Now, you want to use S empty lockers. Under the condition that a rented locker can only be fully returned or not returned at all, how many lockers must be returned by these N people at a minimum? In other words, if a person rents 10 lockers, you cannot ask them to return only 5; they must return all 10 lockers.
For example, given M = 20 lockers, currently rented by 5 people with the rental amounts (1, 7, 2, 8, 2) :
If you need to use S = 14 lockers, the minimum number of lockers you need to ask them to return is 7 + 8 = 15 lockers.
Sample Inputs/Outputs
| Sample Input(s) | Sample Output(s) |
|---|---|
| The first line contains three positive integers M, S, and N, which represent the total number of lockers M, the number of lockers you want to use S, and the number of people N, respectively. • M \leq 100,000 • S \leq M • N \leq 100,000 The second line contains N non-negative integers x_0, x_1, x_2, \dots, x_{N-1}, which represent the number of lockers rented by each person. • It is guaranteed that x_0 + x_1 + x_2 + \dots + x_{N-1} \leq M . | The goal is to find the minimum total number of lockers that need to be returned by these N people in order to free up at least S lockers. |
| 20 14 5 1 7 2 8 2 | 15 |
Thought Process
Use the 0/1 knapsack concept to handle the data. First, determine how much space still needs to be freed up. There may be cases where no space needs to be freed, and the answer is directly 0. The answer is the first number that has a solution after reaching or exceeding S.

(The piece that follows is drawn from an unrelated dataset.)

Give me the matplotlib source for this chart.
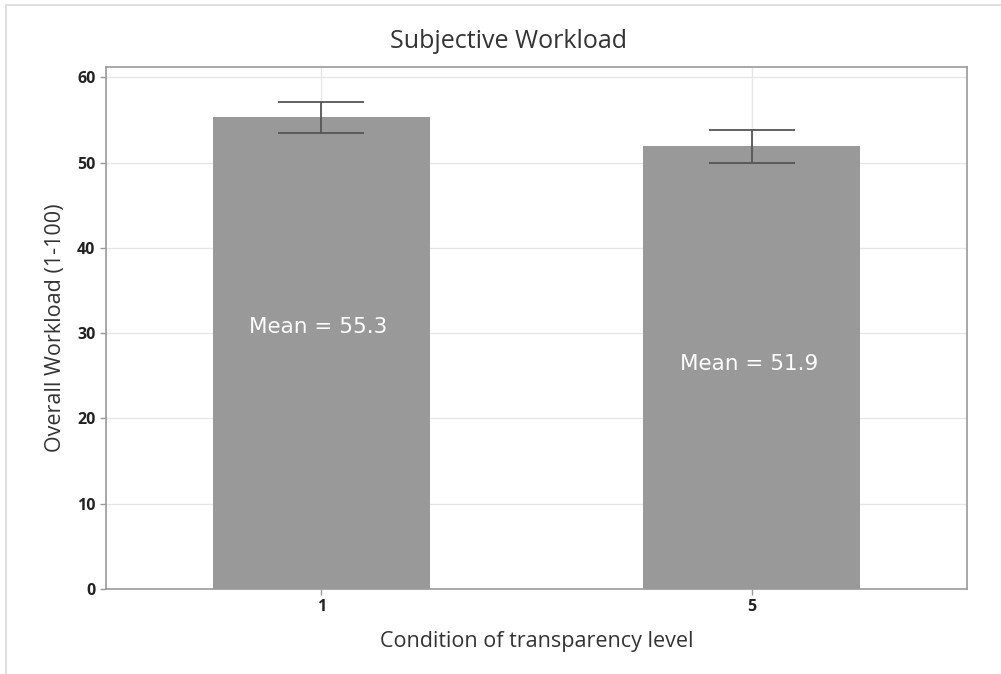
import matplotlib
matplotlib.use('Agg')
import matplotlib.pyplot as plt
import matplotlib.patches as patches
from matplotlib.font_manager import FontProperties
import numpy as np

plt.rcParams['font.family'] = ['Open Sans', 'DejaVu Sans']

conditions = ['1', '5']
means = [55.3, 51.9]
errors = [1.8, 1.9]
mean_labels = ['Mean = 55.3', 'Mean = 51.9']
label_y = [30.7, 26.4]
yticks = [0, 10, 20, 30, 40, 50, 60]

fig = plt.figure(figsize=(10.01, 6.74), dpi=100)
ax = fig.add_axes([0.1059, 0.1261, 0.8601, 0.7745])

# light frame around the figure
fig.add_artist(patches.Rectangle((6 / 1001, -0.1), 1.2, 1.1 - 5 / 674,
                                 transform=fig.transFigure, fill=False,
                                 edgecolor='#d9d9d9', linewidth=1.2))

x = np.arange(len(conditions))
ax.bar(x, means, width=0.503, color='#999999', zorder=2)
ax.errorbar(x, means, yerr=errors, fmt='none', ecolor='#555555',
            elinewidth=1.3, capsize=31, capthick=1.3, zorder=3)

mean_font = FontProperties(family='DejaVu Sans', size=15.5)
for xi, lab, ly in zip(x, mean_labels, label_y):
    ax.text(xi - 0.007, ly, lab, color='white', fontproperties=mean_font,
            ha='center', va='center', zorder=4)

ax.set_xlim(-0.5, 1.5)
ax.set_ylim(0, 61.2)
ax.set_xticks(x)
ax.set_xticklabels(conditions)
ax.set_yticks(yticks)
ax.grid(True, color='#e6e6e6', linewidth=1, zorder=0)
ax.set_axisbelow(True)

for s in ax.spines.values():
    s.set_color('#9a9a9a')
    s.set_linewidth(1.2)
ax.tick_params(colors='#9a9a9a', labelcolor='#222222', length=4, width=1)
for lab in ax.get_xticklabels() + ax.get_yticklabels():
    lab.set_fontsize(11.5)
    lab.set_fontweight('bold')

fig.text(509 / 1001, 1 - 41 / 674, 'Subjective Workload', fontsize=18,
         color='#333333', ha='center', va='center')
ax.set_xlabel('Condition of transparency level', fontsize=15.5, color='#333333', labelpad=11)
ax.set_ylabel('Overall Workload (1-100)', fontsize=15.5, color='#333333', labelpad=8)

fig.savefig('out.png', dpi=100)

Sample Code-ZeroJudge E465: Locker Allocation
#include <iostream>
#include <map>
using namespace std;
int main() {
cin.sync_with_stdio(0);
cin.tie(0);
int M, S, N, cabinet[100000] = {}, sum = 0;
cin >> M >> S >> N;
for (int i = 0; i < N; i++) {
cin >> cabinet[i];
sum += cabinet[i];
}
const int target = S - (M - sum);
if (target <= 0) cout << "0\n";
else {
map<int, int>MAP;
for (int i = 0; i<N; i++) {
const int item = cabinet[i];
for (int j = target; j>=0; j--) {
if (MAP[j] > 0) {
MAP[j + item]++;
}
}
MAP[item]++;
}
for (auto it:MAP) {
if (it.first >= target && it.second > 0) {
cout << it.first << "\n";
break;
}
}
}
}
//ZeroJudge E465
//Dr. SeanXD